* Given problem
Extract the lines from the start through the line that holds "y_ticks = [0.90, 1.00, 1.10, 1.20, 1.30]", both included, omitting all images.

* Provided data

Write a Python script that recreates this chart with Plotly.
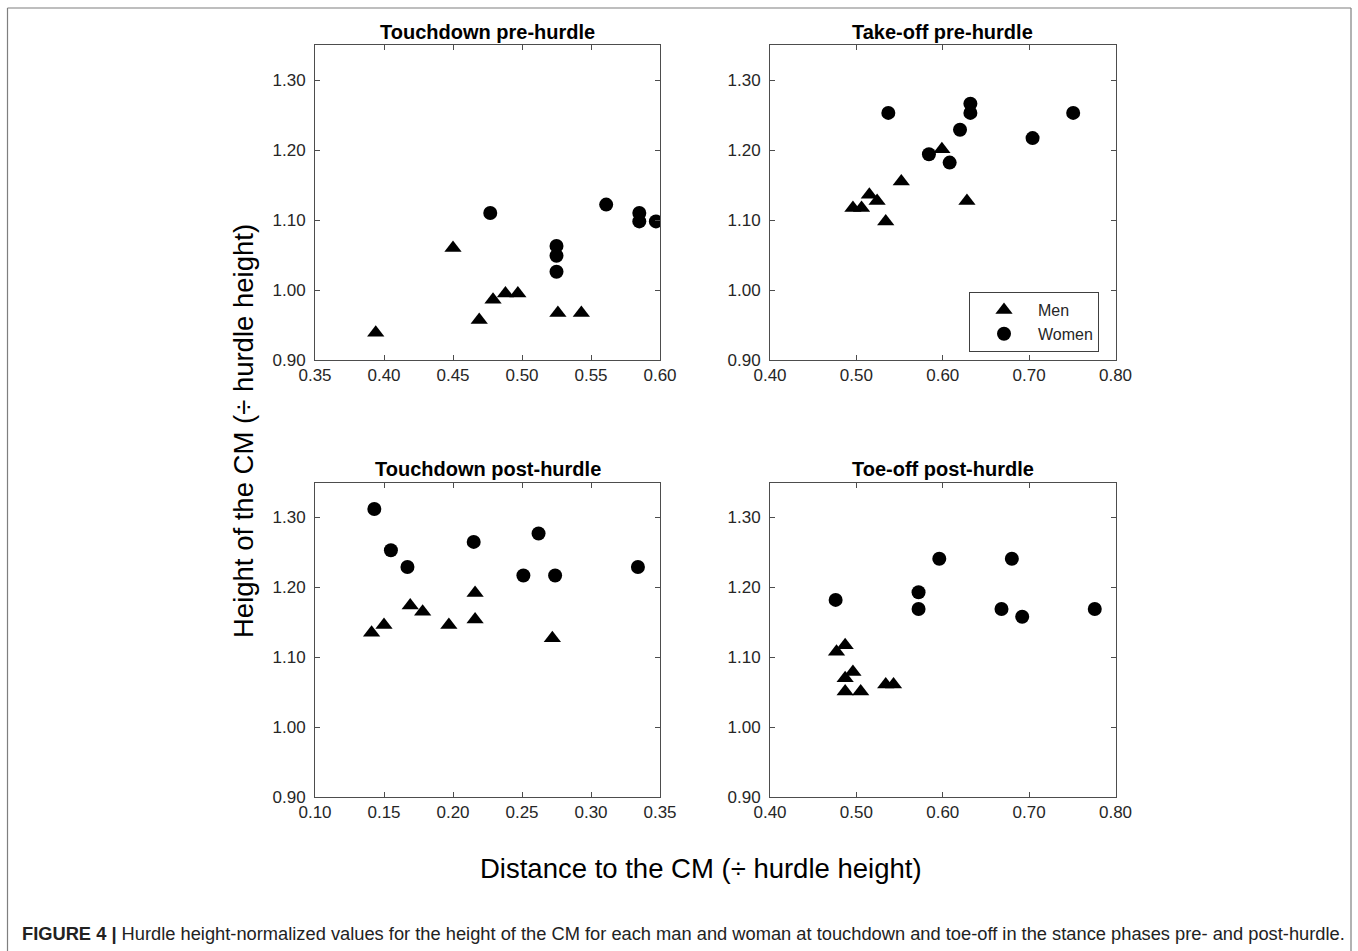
import plotly.graph_objects as go

W, H = 1358, 951

# ---------------- data ----------------
panel_titles = ["Touchdown pre-hurdle", "Take-off pre-hurdle",
                "Touchdown post-hurdle", "Toe-off post-hurdle"]

# Touchdown pre-hurdle
td_pre_men_x = [0.394, 0.450, 0.469, 0.479, 0.488, 0.497, 0.526, 0.543]
td_pre_men_y = [0.939, 1.060, 0.957, 0.986, 0.995, 0.995, 0.967, 0.967]
td_pre_women_x = [0.477, 0.525, 0.525, 0.525, 0.561, 0.585, 0.585, 0.597]
td_pre_women_y = [1.110, 1.063, 1.049, 1.026, 1.122, 1.110, 1.098, 1.098]

# Take-off pre-hurdle
to_pre_men_x = [0.496, 0.506, 0.515, 0.524, 0.534, 0.552, 0.599, 0.628]
to_pre_men_y = [1.117, 1.117, 1.136, 1.127, 1.098, 1.155, 1.201, 1.127]
to_pre_women_x = [0.537, 0.584, 0.608, 0.620, 0.632, 0.632, 0.704, 0.751]
to_pre_women_y = [1.253, 1.194, 1.182, 1.229, 1.266, 1.253, 1.217, 1.253]

# Touchdown post-hurdle
td_post_men_x = [0.141, 0.150, 0.169, 0.178, 0.197, 0.216, 0.216, 0.272]
td_post_men_y = [1.135, 1.146, 1.174, 1.165, 1.146, 1.192, 1.154, 1.127]
td_post_women_x = [0.143, 0.155, 0.167, 0.215, 0.251, 0.262, 0.274, 0.334]
td_post_women_y = [1.312, 1.253, 1.229, 1.265, 1.217, 1.277, 1.217, 1.229]

# Toe-off post-hurdle
to_post_men_x = [0.477, 0.487, 0.487, 0.496, 0.487, 0.505, 0.534, 0.543]
to_post_men_y = [1.108, 1.117, 1.070, 1.079, 1.051, 1.051, 1.061, 1.061]
to_post_women_x = [0.476, 0.572, 0.572, 0.596, 0.668, 0.680, 0.692, 0.776]
to_post_women_y = [1.182, 1.193, 1.169, 1.241, 1.169, 1.241, 1.158, 1.169]

x_ranges = [[0.35, 0.60], [0.40, 0.80], [0.10, 0.35], [0.40, 0.80]]
x_dticks = [0.05, 0.10, 0.05, 0.10]
y_range = [0.90, 1.35]
y_ticks = [0.90, 1.00, 1.10, 1.20, 1.30]

series = [
    (td_pre_men_x, td_pre_men_y, td_pre_women_x, td_pre_women_y),
    (to_pre_men_x, to_pre_men_y, to_pre_women_x, to_pre_women_y),
    (td_post_men_x, td_post_men_y, td_post_women_x, td_post_women_y),
    (to_post_men_x, to_post_men_y, to_post_women_x, to_post_women_y),
]

y_label = "Height of the CM (÷ hurdle height)"
x_label = "Distance to the CM (÷ hurdle height)"
caption_bold = "FIGURE 4 |"
caption_text = (" Hurdle height-normalized values for the height of the CM for each man and woman "
                "at touchdown and toe-off in the stance phases pre- and post-hurdle.")

# ---------------- layout geometry (pixels) ----------------
def px_x(p):
    return p / W

def px_y(p):
    return 1 - p / H

boxes = [  # (left, right, top, bottom) in px
    (315, 660, 45, 360),
    (770, 1115.5, 45, 360),
    (315, 660, 482.5, 797),
    (770, 1115.5, 482.5, 797),
]
title_centers_y = [31.5, 31.5, 469, 469]

AX_COL = "#4d4d4d"
TXT_COL = "#262626"
FONT = "Liberation Sans, Arial, sans-serif"

fig = go.Figure()
layout = dict(
    template="none",
    width=W, height=H,
    margin=dict(l=0, r=0, t=0, b=0, pad=0, autoexpand=False),
    paper_bgcolor="white", plot_bgcolor="white",
    showlegend=True,
    font=dict(family=FONT, color=TXT_COL),
)

annotations = []
for i, (mx, my, wx, wy) in enumerate(series):
    n = i + 1
    xa = "x" if n == 1 else f"x{n}"
    ya = "y" if n == 1 else f"y{n}"
    fig.add_trace(go.Scatter(
        x=mx, y=my, mode="markers", name="Men", legendgroup="men",
        showlegend=(i == 1), xaxis=xa, yaxis=ya,
        marker=dict(symbol="triangle-up", size=15, color="black", line=dict(width=0)),
    ))
    fig.add_trace(go.Scatter(
        x=wx, y=wy, mode="markers", name="Women", legendgroup="women",
        showlegend=(i == 1), xaxis=xa, yaxis=ya,
        marker=dict(symbol="circle", size=14, color="black", line=dict(width=0)),
    ))
    l, r, t, b = boxes[i]
    xkey = "xaxis" if n == 1 else f"xaxis{n}"
    ykey = "yaxis" if n == 1 else f"yaxis{n}"
    layout[xkey] = dict(
        domain=[px_x(l), px_x(r)], anchor=ya, range=x_ranges[i],
        dtick=x_dticks[i], tick0=0, tickformat=".2f", automargin=False,
        showgrid=False, zeroline=False, showline=True, linecolor=AX_COL, linewidth=1,
        mirror="ticks", ticks="inside", ticklen=5, tickcolor=AX_COL, tickwidth=1,
        tickfont=dict(size=17, color=TXT_COL, family=FONT),
    )
    layout[ykey] = dict(
        domain=[px_y(b), px_y(t)], anchor=xa, range=y_range,
        tickvals=y_ticks, tickformat=".2f", automargin=False,
        showgrid=False, zeroline=False, showline=True, linecolor=AX_COL, linewidth=1,
        mirror="ticks", ticks="inside", ticklen=5, tickcolor=AX_COL, tickwidth=1,
        ticklabelstandoff=5,
        tickfont=dict(size=17, color=TXT_COL, family=FONT),
    )
    annotations.append(dict(
        text=f"<b>{panel_titles[i]}</b>", xref="paper", yref="paper",
        x=px_x((l + r) / 2), y=px_y(title_centers_y[i]), xanchor="center", yanchor="middle",
        showarrow=False, font=dict(size=20, color="black", family=FONT),
    ))

annotations.append(dict(
    text=y_label, xref="paper", yref="paper", x=px_x(243), y=px_y(431),
    xanchor="center", yanchor="middle", textangle=-90, showarrow=False,
    font=dict(size=27.5, color="black", family=FONT),
))
annotations.append(dict(
    text=x_label, xref="paper", yref="paper", x=px_x(701), y=px_y(868),
    xanchor="center", yanchor="middle", showarrow=False,
    font=dict(size=27.5, color="black", family=FONT),
))
annotations.append(dict(
    text=f"<b>{caption_bold}</b>{caption_text}", xref="paper", yref="paper",
    x=px_x(20), y=px_y(933), xanchor="left", yanchor="middle", showarrow=False,
    font=dict(size=18.3, color="#222222", family="Liberation Sans Narrow, Arial Narrow, Liberation Sans, sans-serif"),
))

layout["annotations"] = annotations
frame = dict(color="#7f7f7f", width=1.2)
layout["shapes"] = [
    dict(type="line", xref="paper", yref="paper", x0=px_x(7.5), x1=px_x(7.5),
         y0=0, y1=px_y(8), line=frame),
    dict(type="line", xref="paper", yref="paper", x0=px_x(1351), x1=px_x(1351),
         y0=0, y1=px_y(8), line=frame),
    dict(type="line", xref="paper", yref="paper", x0=px_x(7.5), x1=px_x(1351),
         y0=px_y(8), y1=px_y(8), line=frame),
]
layout["legend"] = dict(
    x=px_x(969), y=px_y(292), xanchor="left", yanchor="top",
    bgcolor="white", bordercolor="#404040", borderwidth=1,
    font=dict(size=16, color=TXT_COL, family=FONT),
    itemwidth=58, tracegroupgap=0,
)

fig.update_layout(**layout)
fig.write_html(
    "out.html",
    config={"displayModeBar": False},
    post_script="document.body.style.margin='0';document.body.style.overflow='hidden';",
)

* Solution for this problem
Write a Python script that recreates this chart with Plotly.
import plotly.graph_objects as go

W, H = 1358, 951

# ---------------- data ----------------
panel_titles = ["Touchdown pre-hurdle", "Take-off pre-hurdle",
                "Touchdown post-hurdle", "Toe-off post-hurdle"]

# Touchdown pre-hurdle
td_pre_men_x = [0.394, 0.450, 0.469, 0.479, 0.488, 0.497, 0.526, 0.543]
td_pre_men_y = [0.939, 1.060, 0.957, 0.986, 0.995, 0.995, 0.967, 0.967]
td_pre_women_x = [0.477, 0.525, 0.525, 0.525, 0.561, 0.585, 0.585, 0.597]
td_pre_women_y = [1.110, 1.063, 1.049, 1.026, 1.122, 1.110, 1.098, 1.098]

# Take-off pre-hurdle
to_pre_men_x = [0.496, 0.506, 0.515, 0.524, 0.534, 0.552, 0.599, 0.628]
to_pre_men_y = [1.117, 1.117, 1.136, 1.127, 1.098, 1.155, 1.201, 1.127]
to_pre_women_x = [0.537, 0.584, 0.608, 0.620, 0.632, 0.632, 0.704, 0.751]
to_pre_women_y = [1.253, 1.194, 1.182, 1.229, 1.266, 1.253, 1.217, 1.253]

# Touchdown post-hurdle
td_post_men_x = [0.141, 0.150, 0.169, 0.178, 0.197, 0.216, 0.216, 0.272]
td_post_men_y = [1.135, 1.146, 1.174, 1.165, 1.146, 1.192, 1.154, 1.127]
td_post_women_x = [0.143, 0.155, 0.167, 0.215, 0.251, 0.262, 0.274, 0.334]
td_post_women_y = [1.312, 1.253, 1.229, 1.265, 1.217, 1.277, 1.217, 1.229]

# Toe-off post-hurdle
to_post_men_x = [0.477, 0.487, 0.487, 0.496, 0.487, 0.505, 0.534, 0.543]
to_post_men_y = [1.108, 1.117, 1.070, 1.079, 1.051, 1.051, 1.061, 1.061]
to_post_women_x = [0.476, 0.572, 0.572, 0.596, 0.668, 0.680, 0.692, 0.776]
to_post_women_y = [1.182, 1.193, 1.169, 1.241, 1.169, 1.241, 1.158, 1.169]

x_ranges = [[0.35, 0.60], [0.40, 0.80], [0.10, 0.35], [0.40, 0.80]]
x_dticks = [0.05, 0.10, 0.05, 0.10]
y_range = [0.90, 1.35]
y_ticks = [0.90, 1.00, 1.10, 1.20, 1.30]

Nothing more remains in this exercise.